Assisted by the recently announced grant (one of a select few sharing a total of $1.9 million), Associate Professor Veedu and his team have risen to the challenge of potentially fast-tracking the development of a safer therapeutic. The team is developing a novel “molecular plug” called an aptamer for directly detecting SARS-CoV-2 virus in patient swabs, using a paper-based test. Aptamers are short, single-stranded DNA or RNA molecules that can selectively bind to a specific target due to their 3D shape. In this case, the plug binds specifically to the viral spike protein and blocks the entry of the virus into human cells.

Compared with antibodies, aptamers have several advantages including that they are very easy to produce at low cost, and to store, making them easily accessible at point of care and in remote locations.

In partnership with Professor Needham and Dr Pavey at Fiona Stanley Hospital, the efficacy of the developed aptamer test strips will be evaluated and compared with current approaches.

“We will also evaluate the scope of the anti-spike protein aptamer as a drug molecule towards the treatment of COVID-19, Associate Professor Veedu said. “Our team sees significant potential in this research for both diagnosis and treatment to tackle COVID-19.”

The team is aiming to make the test available in nine months.

The Department of Health, with the Western Australian Health Translation Network has established the COVID-19 Research Grants Program to fund high-quality COVID-19 related research projects that have the potential to be translated into improved policy and/or practice across the WA public health system.

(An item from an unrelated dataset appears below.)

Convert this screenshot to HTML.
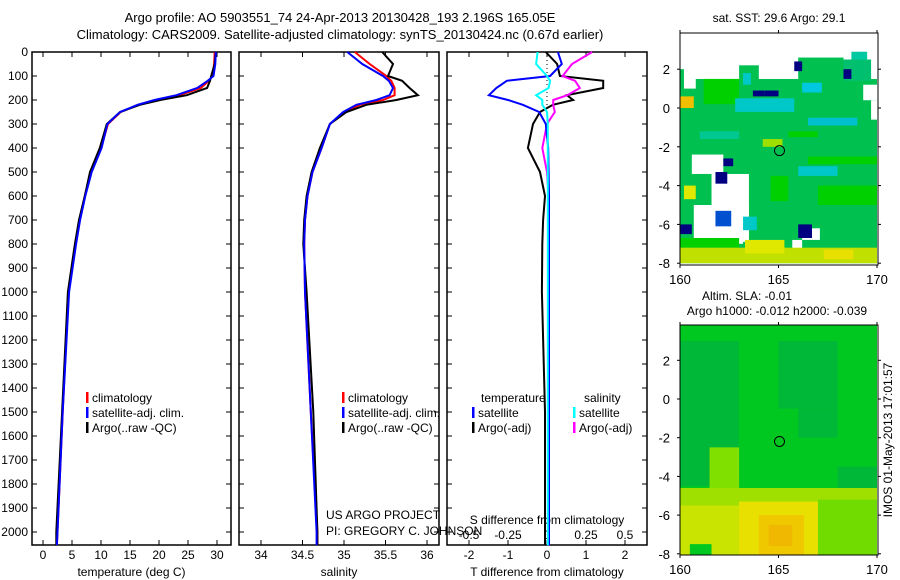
<!DOCTYPE html>
<html><head><meta charset="utf-8"><style>
body{margin:0;background:#fff;}
svg{display:block;font-family:"Liberation Sans",sans-serif;}
</style></head><body>
<svg id="fig" width="900" height="580" viewBox="0 0 900 580">
<text x="340" y="22" font-size="13" text-anchor="middle">Argo profile: AO 5903551_74 24-Apr-2013 20130428_193 2.196S 165.05E</text>
<text x="340" y="39" font-size="13" text-anchor="middle">Climatology: CARS2009. Satellite-adjusted climatology: synTS_20130424.nc (0.67d earlier)</text>
<g id="p1"></g>
<g id="p2"></g>
<g id="p3"></g>
<g id="m1"></g>
<g id="m2"></g>
<text x="892" y="440" font-size="12" transform="rotate(-90 892 440)" text-anchor="middle">IMOS 01-May-2013 17:01:57</text>
</svg>
<script>
const NS="http://www.w3.org/2000/svg";
const depths=[0,50,100,120,150,180,200,220,250,300,400,500,600,700,800,1000,1500,2000,2055];
const tempArgo=[29.8,29.6,29.0,28.8,28.3,24.8,20.2,16.7,13.3,11.0,9.8,8.1,7.2,6.2,5.5,4.3,3.3,2.3,2.3];
const tempClim=[29.6,29.5,29.2,28.6,27.2,23.5,19.6,16.5,13.4,11.2,10.0,8.3,7.2,6.3,5.6,4.4,3.4,2.5,2.4];
const tempSat=[29.8,29.7,29.4,28.4,26.6,23.0,19.2,16.3,13.3,11.1,10.1,8.4,7.3,6.4,5.7,4.5,3.4,2.5,2.4];
const salArgo=[35.46,35.59,35.53,35.70,35.79,35.89,35.63,35.27,35.03,34.83,34.71,34.61,34.55,34.52,34.51,34.55,34.63,34.68,34.68];
const salClim=[35.13,35.31,35.51,35.57,35.61,35.61,35.47,35.19,35.01,34.83,34.73,34.62,34.56,34.53,34.52,34.53,34.60,34.68,34.68];
const salSat=[35.04,35.22,35.47,35.54,35.59,35.55,35.39,35.15,34.99,34.83,34.73,34.62,34.56,34.53,34.52,34.53,34.60,34.67,34.67];
const dTsat=[0.28,0.38,0.08,-1.03,-1.3,-1.49,-1.0,-0.62,-0.2,-0.03,0.03,0.04,0.05,0.05,0.05,0.05,0.05,0.05,0.05];
const dTargo=[-0.03,0.26,0.33,1.44,1.44,0.51,0.67,0.15,-0.18,-0.36,-0.49,-0.18,-0.05,-0.1,-0.12,-0.13,-0.05,-0.05,-0.05];
const dSsat=[-0.06,-0.07,0.0,0.02,0.01,-0.07,-0.03,-0.03,0.0,0.005,0.005,0.005,0.005,0.005,0.005,0.005,0.005,0.005,0.005];
const dSargo=[0.29,0.16,0.1,0.18,0.21,0.13,0.04,0.04,0.05,0.0,-0.03,0.0,0.01,0.01,0.01,0.01,0.01,0.01,0.01];
const depthTicks=[0,100,200,300,400,500,600,700,800,900,1000,1100,1200,1300,1400,1500,1600,1700,1800,1900,2000];
const tTicks=[0,5,10,15,20,25,30];
const sTicks=["34","34.5","35","35.5","36"];
const dTTicks=[-2,-1,0,1,2];
const dSTicks=["-0.5","-0.25","0","0.25","0.5"];

function el(t,a,p){const e=document.createElementNS(NS,t);for(const k in a)e.setAttribute(k,a[k]);p.appendChild(e);return e;}
function txt(p,x,y,s,anchor,size){const t=el('text',{x:x,y:y,'font-size':size||12,'text-anchor':anchor||'start'},p);t.textContent=s;return t;}
const yD=d=>52+d*0.24;
const TOP=52,BOT=545;

function panel(g,x0,x1,xs,ticks,labels,title){
  el('rect',{x:x0,y:TOP,width:x1-x0,height:BOT-TOP,fill:'none',stroke:'#000','stroke-width':1.5},g);
  ticks.forEach((v,i)=>{const x=xs(+v);
    el('line',{x1:x,y1:TOP,x2:x,y2:TOP+5,stroke:'#000'},g);
    el('line',{x1:x,y1:BOT,x2:x,y2:BOT-5,stroke:'#000'},g);
    txt(g,x,559,labels[i],'middle');});
  depthTicks.forEach(d=>{el('line',{x1:x0,y1:yD(d),x2:x0+5,y2:yD(d),stroke:'#000'},g);el('line',{x1:x1,y1:yD(d),x2:x1-5,y2:yD(d),stroke:'#000'},g);});
  txt(g,(x0+x1)/2,576,title,'middle');
}
function line(g,xs,vals,col,name,w){
  const pts=vals.map((v,i)=>xs(v).toFixed(1)+','+yD(depths[i]).toFixed(1)).join(' ');
  const p=el('polyline',{points:pts,fill:'none',stroke:col,'stroke-width':w||2},g);
  
  
}
function legend(g,x,y,items){items.forEach((it,i)=>{el('rect',{x:x,y:y+i*15-10,width:2.5,height:11,fill:it[0]},g);txt(g,x+6,y+i*15,it[1]);});}

const p1=document.getElementById('p1');
const xT=v=>43+v*5.8;
depthTicks.forEach(d=>txt(p1,28,yD(d)+4,String(d),'end'));
panel(p1,32,231,xT,tTicks,tTicks.map(String),'temperature (deg C)');
line(p1,xT,tempClim,'#f00','temp-climatology-line');
line(p1,xT,tempArgo,'#000','temp-argo-line');
line(p1,xT,tempSat,'#00f','temp-satellite-line');
legend(p1,86,402,[['#f00','climatology'],['#00f','satellite-adj. clim.'],['#000','Argo(..raw -QC)']]);

const p2=document.getElementById('p2');
const xS=v=>261+(v-34)*83;
panel(p2,239,439,xS,sTicks,sTicks,'salinity');
line(p2,xS,salClim,'#f00','sal-climatology-line');
line(p2,xS,salArgo,'#000','sal-argo-line');
line(p2,xS,salSat,'#00f','sal-satellite-line');
legend(p2,342,402,[['#f00','climatology'],['#00f','satellite-adj. clim.'],['#000','Argo(..raw -QC)']]);
txt(p2,326,519,'US ARGO PROJECT');
txt(p2,326,535,'PI: GREGORY C. JOHNSON');

const p3=document.getElementById('p3');
const xdT=v=>547+v*39, xdS=v=>547+v*156;
panel(p3,447,647,xdT,dTTicks,dTTicks.map(String),'T difference from climatology');
dSTicks.forEach(s=>txt(p3,xdS(+s),539,s,'middle'));
txt(p3,547,524,'S difference from climatology','middle');
el('line',{x1:547,y1:TOP,x2:547,y2:yD(350),stroke:'#000','stroke-dasharray':'1,3'},p3);
line(p3,xdT,dTargo,'#000','dT-argo-line');
line(p3,xdS,dSargo,'#f0f','dS-argo-line');
line(p3,xdT,dTsat,'#00f','dT-satellite-line');
line(p3,xdS,dSsat,'#0ff','dS-satellite-line');
txt(p3,481,402,'temperature');txt(p3,584,402,'salinity');
legend(p3,472,417,[['#00f','satellite'],['#000','Argo(-adj)']]);
legend(p3,573,417,[['#0ff','satellite'],['#f0f','Argo(-adj)']]);

const lonX=(lon,x0)=>x0+(lon-160)*19.7;
function mapAxes(g,x0,y0,lat2y,h){
  const y1=y0+h, x1=x0+198;
  [160,165,170].forEach(l=>{const x=lonX(l,x0);el('line',{x1:x,y1:y0-3,x2:x,y2:y0,stroke:'#000'},g);el('line',{x1:x,y1:y1,x2:x,y2:y1+3,stroke:'#000'},g);txt(g,x,y1+19,String(l),'middle',13);});
  [2,0,-2,-4,-6,-8].forEach(l=>{const y=lat2y(l);el('line',{x1:x0-3,y1:y,x2:x0,y2:y,stroke:'#000'},g);el('line',{x1:x1,y1:y,x2:x1+3,y2:y,stroke:'#000'},g);txt(g,x0-10,y+5,String(l),'end',13);});
  el('rect',{x:x0,y:y0,width:198,height:h,fill:'none',stroke:'#000'},g);
}
const sstFill=[[160,1.5,170,-8,'#00c050']];
const sstWhite=[[160,4,170,1.5],[160.2,1.5,160.8,1.0],[169.3,1.2,170,0.4],[169.7,0.4,170,-0.6],[160.6,-2.4,162.2,-3.4],[161.6,-3.4,163.5,-6.4],[160.7,-5,163.5,-6.9],[162.5,-6.4,163.2,-7],[166.2,-6.2,167.1,-6.8],[165.7,-6.8,166.2,-7.3]];
const sstSpots=[[163,2.2,164,1.4,'#00c050'],[166,2.6,168.3,1.4,'#00c050'],[168.7,2.9,169.5,2.4,'#00c8a0'],[168.3,2.5,169.7,1.4,'#00c070'],[160,2,160.2,1,'#00c050'],[161.2,1.5,163,0.2,'#00d000'],[160,0.6,160.7,0,'#f0c000'],[165.8,2.4,166.2,1.9,'#000080'],[168.3,2,168.7,1.5,'#000080'],[163.2,1.8,163.6,1.2,'#00c8c8'],[166.2,1.3,167.2,0.8,'#00c8e0'],[162.8,0.5,165.8,-0.2,'#00c8c8'],[163.7,0.9,164.3,0.6,'#000080'],[164.3,0.9,165,0.6,'#000080'],[161.8,-3.3,162.4,-3.9,'#000080'],[161.8,-5.3,162.6,-6.1,'#0050d0'],[163.2,-5.6,163.9,-6.3,'#00c8c8'],[166.0,-6.0,166.7,-6.7,'#000080'],[160,-6,160.6,-6.5,'#000080'],[164.6,-3.5,165.5,-4.8,'#00d000'],[160,-6.7,163,-7.2,'#00d000'],[160,-7.2,170,-8,'#c0e000'],[163.3,-6.8,165.3,-7.5,'#e0e800'],[167.3,-7.3,168.8,-7.8,'#e8e000'],[160.2,-4,160.8,-4.7,'#e0e800'],[164.2,-1.6,165.2,-2,'#a0e000'],[161,-1.2,163,-1.6,'#00c890'],[165.5,-1.2,167,-1.5,'#00d000'],[166,-3,168,-3.5,'#00c8c8'],[166.5,-0.5,169,-0.9,'#00c0d0'],[162.2,-2.6,162.7,-3,'#000080'],[167,-4,170,-5,'#00d000'],[166.5,-2.5,170,-2.9,'#00d000']];
const m1=document.getElementById('m1');
const X1=680,Y1=33,H1=232; const lat1=l=>108-l*19.4;
txt(m1,779,22,'sat. SST: 29.6 Argo: 29.1','middle',12);
function cells(g,arr,lat,x0,col,name){arr.forEach(c=>{const xa=lonX(c[0],x0),xb=lonX(c[2],x0);let ya=Math.max(lat(c[1]),Y1),yb=Math.min(lat(c[3]),Y1+H1);
  const r=el('rect',{x:xa,y:ya,width:xb-xa,height:Math.max(0,yb-ya),fill:col||c[4]},g);
  
  });}
const clip=el('clipPath',{id:'c1'},m1);el('rect',{x:X1,y:Y1,width:198,height:H1},clip);
const g1=el('g',{'clip-path':'url(#c1)'},m1);
cells(g1,sstFill,lat1,X1,null,'sst-cell');
cells(g1,sstWhite,lat1,X1,'#fff','sst-missing-cell');
cells(g1,sstSpots,lat1,X1,null,'sst-cell');
el('circle',{cx:lonX(165.05,X1),cy:lat1(-2.196),r:5,fill:'none',stroke:'#000'},m1);
mapAxes(m1,X1,Y1,lat1,H1);

const m2=document.getElementById('m2');
const X2=680,Y2=325,H2=230; const lat2=l=>399-l*19.35;
txt(m2,747,300,'Altim. SLA: -0.01','middle',12);
txt(m2,777,315,'Argo h1000: -0.012 h2000: -0.039','middle',12);
const slaCells=[[160,4,170,-4.6,'#00c820'],[160,3,163,-4.5,'#00b838'],[165,3,168,-0.5,'#00b838'],[166,-0.5,168,-2,'#00b838'],[168,-3.5,170,-5.5,'#00b838'],[160,-4.6,170,-8.2,'#a0e000'],[161.5,-2.5,163,-4.6,'#80e000'],[167,-5.2,170,-8.2,'#70dc00'],[160,-5.5,167,-8.2,'#c8e400'],[163,-5.3,167,-8.2,'#e8e000'],[164,-6,166.3,-8.2,'#f0c800'],[164.5,-6.5,165.7,-7.6,'#f0b800'],[160.5,-7.5,161.6,-8.2,'#00c820']];
const clip2=el('clipPath',{id:'c2'},m2);el('rect',{x:X2,y:Y2,width:198,height:H2},clip2);
const g2=el('g',{'clip-path':'url(#c2)'},m2);
slaCells.forEach(c=>{const xa=lonX(c[0],X2),xb=lonX(c[2],X2),ya=lat2(c[1]),yb=lat2(c[3]);
  const r=el('rect',{x:xa,y:ya,width:xb-xa,height:yb-ya,fill:c[4]},g2);
  
  });
el('circle',{cx:lonX(165.05,X2),cy:lat2(-2.196),r:5,fill:'none',stroke:'#000'},m2);
mapAxes(m2,X2,Y2,lat2,H2);
</script>
</body></html>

The funding program aims to provide the following benefits:

  • fund COVID-19 research of direct significance to the WA public health system and the WA community
  • support the attraction of COVID-19 related clinical trials into WA
  • provide an avenue to access or leverage national or international funding related to COVID-19, including via National Health and Medical Research Council (NHMRC) and Medical Research Future Fund (MRFF) funding
  • facilitate the knowledge creation and translation of research findings into evidence-based medical and health policy and practice related to COVID-19.

L-R: Dr Tao Wang and A/Prof Rakesh Veedu.